Several other organizations expressed shock and horror as details of the mass shooting began to emerge, with the National LGBTQ Task Force, the Congressional LGBT Equality Caucus, the National Hispanic Council on Aging, the Trans Latin@ Coalition, and the Trans United Fund all issuing statements. Many pointed out that a majority of the victims in the attack were Latino, and also called on others to resist the impulse to scapegoat or demonize the Muslim community for the actions of the shooter, who is alleged to have sympathized with ISIS.

Wade Henderson, president and CEO of the Leadership Conference on Civil and Human Rights, offered prayers for the victims, their families, and friends, but also noted that more than 1 in 5 hate crimes single out members of the LGBT community for violence.

“We also extend our love and support to the entire LGBT community, which is grappling with the cold-blooded violence inflicted upon those who were targeted in this attack,” Henderson said. “We owe it to the victims of this tragedy to commit ourselves to being a country that values humanity and the worth of every person.”

A coalition of various LGBT groups, including the Gay, Lesbian & Straight Education Network (GLSEN), Equality Federation, Lambda Legal, the Center for Black Equity, the National Center for Lesbian Rights, and the National Center for Transgender Equality, co-signed a letter decrying the tragedy, while looking at the broader picture surrounding the obstacles that face many within the LGBT community.

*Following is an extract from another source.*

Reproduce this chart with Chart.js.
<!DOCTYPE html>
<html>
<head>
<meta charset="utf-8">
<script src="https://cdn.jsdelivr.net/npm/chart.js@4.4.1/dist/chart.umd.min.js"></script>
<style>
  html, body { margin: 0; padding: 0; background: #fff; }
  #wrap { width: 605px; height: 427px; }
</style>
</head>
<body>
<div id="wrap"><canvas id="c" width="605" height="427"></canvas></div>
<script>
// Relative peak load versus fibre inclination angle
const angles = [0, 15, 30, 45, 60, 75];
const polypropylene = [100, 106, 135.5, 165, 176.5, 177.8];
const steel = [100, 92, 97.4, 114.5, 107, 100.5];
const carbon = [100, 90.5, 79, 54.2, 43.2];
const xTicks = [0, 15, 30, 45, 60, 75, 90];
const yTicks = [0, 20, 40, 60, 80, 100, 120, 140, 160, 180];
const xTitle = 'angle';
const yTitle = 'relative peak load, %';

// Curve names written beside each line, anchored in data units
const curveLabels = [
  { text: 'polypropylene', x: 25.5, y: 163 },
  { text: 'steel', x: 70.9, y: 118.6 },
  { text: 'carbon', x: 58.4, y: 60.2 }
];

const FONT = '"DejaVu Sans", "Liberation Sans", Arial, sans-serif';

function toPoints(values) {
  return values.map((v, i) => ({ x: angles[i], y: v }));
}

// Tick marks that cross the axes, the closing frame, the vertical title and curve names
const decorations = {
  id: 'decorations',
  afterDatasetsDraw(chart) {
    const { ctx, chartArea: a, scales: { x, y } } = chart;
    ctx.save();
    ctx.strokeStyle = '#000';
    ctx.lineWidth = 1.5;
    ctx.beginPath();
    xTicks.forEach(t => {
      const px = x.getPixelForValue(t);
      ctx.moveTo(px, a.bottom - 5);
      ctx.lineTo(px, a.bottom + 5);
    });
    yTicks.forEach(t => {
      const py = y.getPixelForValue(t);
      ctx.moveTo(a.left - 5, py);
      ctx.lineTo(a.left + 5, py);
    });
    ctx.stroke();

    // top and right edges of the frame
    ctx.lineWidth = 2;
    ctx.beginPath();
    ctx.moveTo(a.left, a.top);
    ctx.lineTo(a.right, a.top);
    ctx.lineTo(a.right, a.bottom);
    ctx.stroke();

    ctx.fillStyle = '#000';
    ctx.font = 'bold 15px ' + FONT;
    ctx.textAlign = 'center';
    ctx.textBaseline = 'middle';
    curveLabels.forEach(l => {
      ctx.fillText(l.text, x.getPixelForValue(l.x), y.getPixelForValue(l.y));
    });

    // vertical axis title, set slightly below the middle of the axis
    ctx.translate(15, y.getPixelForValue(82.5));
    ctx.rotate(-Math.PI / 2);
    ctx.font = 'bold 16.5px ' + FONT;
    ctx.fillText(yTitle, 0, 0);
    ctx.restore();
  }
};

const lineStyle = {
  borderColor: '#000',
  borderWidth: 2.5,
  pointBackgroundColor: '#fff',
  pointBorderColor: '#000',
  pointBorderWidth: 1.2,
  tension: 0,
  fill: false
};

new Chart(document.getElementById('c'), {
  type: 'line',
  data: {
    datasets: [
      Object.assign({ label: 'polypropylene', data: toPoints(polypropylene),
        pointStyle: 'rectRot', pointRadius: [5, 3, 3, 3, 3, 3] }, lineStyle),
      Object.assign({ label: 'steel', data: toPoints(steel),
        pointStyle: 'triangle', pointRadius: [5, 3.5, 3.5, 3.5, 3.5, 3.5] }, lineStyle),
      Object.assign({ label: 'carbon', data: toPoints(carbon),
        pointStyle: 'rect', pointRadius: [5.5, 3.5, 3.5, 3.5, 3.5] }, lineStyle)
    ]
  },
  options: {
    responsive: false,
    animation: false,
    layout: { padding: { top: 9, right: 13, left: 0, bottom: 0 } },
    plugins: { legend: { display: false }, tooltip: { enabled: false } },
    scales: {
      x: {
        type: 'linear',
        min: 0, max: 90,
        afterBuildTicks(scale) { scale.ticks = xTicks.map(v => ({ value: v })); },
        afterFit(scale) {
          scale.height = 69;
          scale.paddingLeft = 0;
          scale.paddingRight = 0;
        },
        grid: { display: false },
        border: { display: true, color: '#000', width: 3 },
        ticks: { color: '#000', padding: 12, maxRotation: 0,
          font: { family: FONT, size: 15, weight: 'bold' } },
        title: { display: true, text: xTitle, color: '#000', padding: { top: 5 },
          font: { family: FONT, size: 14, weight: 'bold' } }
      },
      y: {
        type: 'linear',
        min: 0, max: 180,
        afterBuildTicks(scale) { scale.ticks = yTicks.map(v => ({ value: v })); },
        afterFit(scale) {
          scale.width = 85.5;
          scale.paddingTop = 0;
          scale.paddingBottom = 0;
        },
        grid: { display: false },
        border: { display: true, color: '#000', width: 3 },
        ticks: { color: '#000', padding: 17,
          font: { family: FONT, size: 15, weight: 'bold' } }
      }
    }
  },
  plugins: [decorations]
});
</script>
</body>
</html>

They emphasized the importance of not scapegoating any single community in their grief.

“This national tragedy happened against a backdrop of anti-LGBTQ legislation sweeping this country, and we must not forget that in this time of grief,” the letter reads. “The animus and violence toward LGBTQ people is not news to our community. It is our history, and it is our reality…. The Orlando shooting is simply an extreme instance of the kind of violence that LGBTQ people encounter every day.

“We appeal to all in our movement and all who support us to band together in rejecting hatred and violence in all its shape-shifting forms. Let us stand united as a diverse LGBTQ community of many faiths, races, ethnicities, nationalities and backgrounds.”